According to a report by global management consultancy Bain & Company, automation powered by the rise of artificial intelligence, will be a key driver of change3.
What is particularly interesting is the prediction that the small Australian market is likely to be a real beneficiary of the effects of automation – because automation and de-scaling of production means that small markets can compete in a way they never could before. Some areas of manufacturing, which previously relied on scale, are opening up to competitors able to use technology to overcome size limitations.
1 “Inside Australian Online Shopping; eCommerce Industry Report”; Australia Post, March 2021
2 “Research & Forecast Report – Industrial First Half 2021”, Colliers
3 “The Collision of Demographics, Automation and Inequality”; Bain & Company, February 2018
There are broadly five kinds of industrial real estate:
1. Distribution Centres
Specialised hubs that deals with the storage and shipping of goods.
2. Cold Storage Facilities
Temperature controlled, refrigerated facilities for food or other perishable supplies.
3. Transport Logistics
Where all activities relating to transport, logistics and the distribution of goods are carried out.
Facilities where the primary purpose is the manufacture or processing of goods or materials.
5. Data Centres
Centralised facilities that house an organisation’s computing operations and equipment for the purposes of storing, processing and disseminating data and applications. Often known as cloud storage.

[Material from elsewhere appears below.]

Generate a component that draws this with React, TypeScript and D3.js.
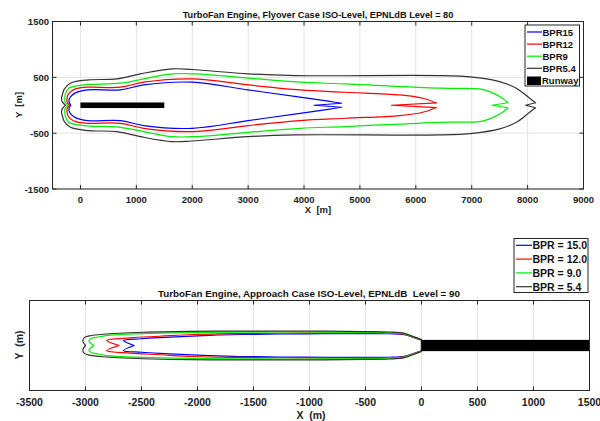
import React from 'react';
import * as d3 from 'd3';

// contour half-profiles: [x (m), half-width (m)], front notch first, tail last
const flyBPR15: [number, number][] = [[-173, 0], [-200, 50], [-205, 95], [-179, 150], [-89, 221], [130, 275], [714, 275], [1130, 364], [1995, 413], [3000, 275], [3929, 144], [4464, 68], [4673, 36]];
const flyBPR12: [number, number][] = [[-196, 0], [-235, 50], [-241, 113], [-225, 185], [-180, 240], [-89, 293], [120, 323], [714, 323], [1130, 413], [1995, 472], [3000, 364], [3929, 275], [4732, 233], [5714, 185], [6125, 126], [6370, 41]];
const flyBPR9: [number, number][] = [[-220, 0], [-275, 60], [-280, 125], [-268, 203], [-209, 305], [59, 364], [714, 395], [1130, 472], [1638, 562], [2054, 562], [3000, 485], [3929, 413], [4732, 382], [6429, 305], [7143, 293], [7321, 244], [7554, 126], [7648, 45]];
const flyBPR54: [number, number][] = [[-268, 0], [-325, 60], [-339, 125], [-320, 200], [-290, 290], [-179, 395], [148, 454], [655, 472], [1071, 562], [1638, 652], [1995, 640], [3000, 562], [3839, 531], [6429, 531], [7018, 503], [7500, 424], [7798, 305], [8036, 126], [8143, 45]];
const flyTailNotch = [4179, 5566, 7363, 7964];

const appBPR15: [number, number][] = [[-2565, 0], [-2661, 45], [-2500, 60], [-2339, 70], [-1893, 90], [-1625, 98], [-1030, 104], [-500, 106], [-286, 105], [-152, 97], [-60, 68], [0, 48]];
const appBPR12: [number, number][] = [[-2700, 0], [-2810, 45], [-2600, 68], [-2339, 82], [-2042, 98], [-1625, 106], [-1030, 110], [-500, 110], [-286, 108], [-152, 100], [-60, 70], [0, 49]];
const appBPR9: [number, number][] = [[-2925, 0], [-2969, 40], [-2950, 62], [-2904, 72], [-2786, 92], [-2488, 106], [-2042, 115], [-1625, 119], [-1030, 120], [-500, 117], [-286, 113], [-152, 104], [-60, 72], [0, 50]];
const appBPR54: [number, number][] = [[-3000, 0], [-3024, 40], [-3010, 70], [-2964, 85], [-2845, 100], [-2488, 118], [-2042, 126], [-1625, 128], [-1030, 128], [-500, 124], [-286, 120], [-152, 108], [-60, 75], [0, 52]];

const colors = ['#0000ff', '#ff0000', '#00ee00', '#333333'];
const flyLabels = ['BPR15', 'BPR12', 'BPR9', 'BPR5.4'];
const appLabels = ['BPR = 15.0', 'BPR = 12.0', 'BPR = 9.0', 'BPR = 5.4'];
const flyXTicks = [0, 1000, 2000, 3000, 4000, 5000, 6000, 7000, 8000, 9000];
const flyYTicks = [-1500, -500, 500, 1500];
const appXTicks = [-3500, -3000, -2500, -2000, -1500, -1000, -500, 0, 500, 1000, 1500];
const runway = [0, 1500, 50]; // x0, x1, half width

const font = '"Liberation Sans", Arial, sans-serif';

function contourPath(
  pts: [number, number][],
  x: d3.ScaleLinear<number, number>,
  y: d3.ScaleLinear<number, number>,
  tailNotch: number | null
) {
  const line = d3.line<[number, number]>().x(d => x(d[0])).y(d => y(d[1])).curve(d3.curveCatmullRom.alpha(0.5));
  const upper = pts;
  const lower = pts.slice().reverse().map(d => [d[0], -d[1]] as [number, number]);
  let p = line(upper) || '';
  if (tailNotch !== null) p += `L${x(tailNotch)},${y(0)}`;
  p += (line(lower) || '').replace(/^M/, 'L');
  return p + 'Z';
}

export default function App() {
  // top: flyover
  const fx = d3.scaleLinear().domain([-500, 9000]).range([52.5, 583.5]);
  const fy = d3.scaleLinear().domain([-1500, 1500]).range([189, 21.5]);
  const flyData = [flyBPR15, flyBPR12, flyBPR9, flyBPR54];
  // bottom: approach
  const ax = d3.scaleLinear().domain([-3500, 1500]).range([29.5, 589.5]);
  const ay = d3.scaleLinear().domain([-400, 400]).range([390.5, 300.5]);
  const appData = [appBPR15, appBPR12, appBPR9, appBPR54];
  const axisCol = '#262626';
  const gridCol = '#e3e3e3';

  return (
    <svg width={600} height={421} style={{ position: 'absolute', left: 0, top: 0, background: '#fff' }} fontFamily={font}>
      {/* ---------- Flyover ---------- */}
      <g>
        <rect x={fx(-500)} y={fy(1500)} width={fx(9000) - fx(-500)} height={fy(-1500) - fy(1500)} fill="#fff" />
        {flyXTicks.map(t => (
          <line key={'gx' + t} x1={fx(t)} x2={fx(t)} y1={fy(1500)} y2={fy(-1500)} stroke={gridCol} />
        ))}
        {flyYTicks.map(t => (
          <line key={'gy' + t} x1={fx(-500)} x2={fx(9000)} y1={fy(t)} y2={fy(t)} stroke={gridCol} />
        ))}
        {flyData.map((d, i) => (
          <path key={i} d={contourPath(d, fx, fy, flyTailNotch[i])} fill="none" stroke={colors[i]} strokeWidth={1.2} strokeLinejoin="round" />
        ))}
        <rect x={fx(runway[0])} y={fy(runway[2])} width={fx(runway[1]) - fx(runway[0])} height={fy(-runway[2]) - fy(runway[2])} fill="#000" />
        <rect x={fx(-500)} y={fy(1500)} width={fx(9000) - fx(-500)} height={fy(-1500) - fy(1500)} fill="none" stroke={axisCol} strokeWidth={1} />
        {flyXTicks.map(t => (
          <g key={'tx' + t}>
            <line x1={fx(t)} x2={fx(t)} y1={fy(-1500)} y2={fy(-1500) - 4} stroke={axisCol} />
            <line x1={fx(t)} x2={fx(t)} y1={fy(1500)} y2={fy(1500) + 4} stroke={axisCol} />
            <text x={fx(t)} y={203} textAnchor="middle" fontSize={9.5} fontWeight="bold" fill="#222">{t}</text>
          </g>
        ))}
        {flyYTicks.map(t => (
          <g key={'ty' + t}>
            <line x1={fx(-500)} x2={fx(-500) + 4} y1={fy(t)} y2={fy(t)} stroke={axisCol} />
            <line x1={fx(9000)} x2={fx(9000) - 4} y1={fy(t)} y2={fy(t)} stroke={axisCol} />
            <text x={49} y={fy(t) + 3.5} textAnchor="end" fontSize={9.5} fontWeight="bold" fill="#222">{t}</text>
          </g>
        ))}
        <text x={318} y={18} textAnchor="middle" fontSize={9.2} fontWeight="bold" fill="#111">TurboFan Engine, Flyover Case ISO-Level, EPNLdB Level = 80</text>
        <text x={318} y={213} textAnchor="middle" fontSize={9.5} fontWeight="bold" fill="#222" xmlSpace="preserve">X  [m]</text>
        <text transform="translate(22,105) rotate(-90)" textAnchor="middle" fontSize={9.5} fontWeight="bold" fill="#222" xmlSpace="preserve">Y  [m]</text>
        {/* legend */}
        <rect x={525} y={25} width={54.5} height={61} fill="#fff" stroke={axisCol} strokeWidth={1} />
        {flyLabels.map((l, i) => (
          <g key={l}>
            <line x1={527} x2={542} y1={32 + i * 12.1} y2={32 + i * 12.1} stroke={colors[i]} strokeWidth={1.2} />
            <text x={542.5} y={32 + i * 12.1 + 3.5} fontSize={9.5} fontWeight="bold" fill="#111">{l}</text>
          </g>
        ))}
        <rect x={527} y={76.5} width={14} height={8.5} fill="#000" />
        <text x={542} y={84} fontSize={9.5} fontWeight="bold" fill="#111">Runway</text>
      </g>

      {/* ---------- Approach ---------- */}
      <g>
        <rect x={ax(-3500)} y={ay(400)} width={ax(1500) - ax(-3500)} height={ay(-400) - ay(400)} fill="#fff" />
        {appXTicks.map(t => (
          <line key={'agx' + t} x1={ax(t)} x2={ax(t)} y1={ay(400)} y2={ay(-400)} stroke={gridCol} />
        ))}
        {appData.map((d, i) => (
          <path key={i} d={contourPath(d, ax, ay, null)} fill="none" stroke={colors[i]} strokeWidth={1.2} strokeLinejoin="round" />
        ))}
        <rect x={ax(runway[0])} y={ay(runway[2])} width={ax(runway[1]) - ax(runway[0])} height={ay(-runway[2]) - ay(runway[2])} fill="#000" />
        <rect x={ax(-3500)} y={ay(400)} width={ax(1500) - ax(-3500)} height={ay(-400) - ay(400)} fill="none" stroke={axisCol} strokeWidth={1} />
        {appXTicks.map(t => (
          <g key={'atx' + t}>
            <line x1={ax(t)} x2={ax(t)} y1={ay(-400)} y2={ay(-400) - 4} stroke={axisCol} />
            <line x1={ax(t)} x2={ax(t)} y1={ay(400)} y2={ay(400) + 4} stroke={axisCol} />
            <text x={ax(t)} y={406} textAnchor="middle" fontSize={10.5} fontWeight="bold" fill="#222">{t}</text>
          </g>
        ))}
        <text x={309} y={297} textAnchor="middle" fontSize={9.8} fontWeight="bold" fill="#111" xmlSpace="preserve">TurboFan Engine, Approach Case ISO-Level, EPNLdB  Level = 90</text>
        <text x={311} y={419} textAnchor="middle" fontSize={10.5} fontWeight="bold" fill="#222" xmlSpace="preserve">X  (m)</text>
        <text transform="translate(23,345) rotate(-90)" textAnchor="middle" fontSize={10.5} fontWeight="bold" fill="#222" xmlSpace="preserve">Y  (m)</text>
        {/* legend */}
        <rect x={514} y={238.5} width={74} height={54} fill="#fff" stroke={axisCol} strokeWidth={1} />
        {appLabels.map((l, i) => (
          <g key={l}>
            <line x1={516} x2={532} y1={245.3 + i * 13.8} y2={245.3 + i * 13.8} stroke={colors[i]} strokeWidth={1.2} />
            <text x={532.5} y={245.3 + i * 13.8 + 4} fontSize={10.5} fontWeight="bold" fill="#111">{l}</text>
          </g>
        ))}
      </g>
    </svg>
  );
}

It’s always critical to do your research if you are choosing to invest in industrial property – or any type of property for that matter. Remember the golden rule when it comes to property of ‘Location, location, location’.
Different states and cities will have different levels of activity and infrastructure spending which may or may not support the sector. Additionally, macro-economic trends can also impact on your investment’s short and long term returns.
The current larger economic and social themes include the eCommerce boom, the renewed logistics sector focus and the rise of the manufacturing sector in Australia, which are all impacting on the need for centrally located industrial properties.
All of these factors should be taken into consideration when deciding where to invest in industrial real estate.
Take the example of NSW in the current market cycle, where the current infrastructure programs are likely to create a stronger positive for some parts of the industrial property market over others – much more so than in previous cycles. These spending programs are taking place within the geographical borders of Sydney – which means that not only will there be no access to new land, but land is being removed from the market – increasing pressure on prices and rents.
If you have always wanted to invest in commercial real estate but weren’t sure how to get started, then this resource should help you to understand the commercial property market so you can make more informed investment decisions.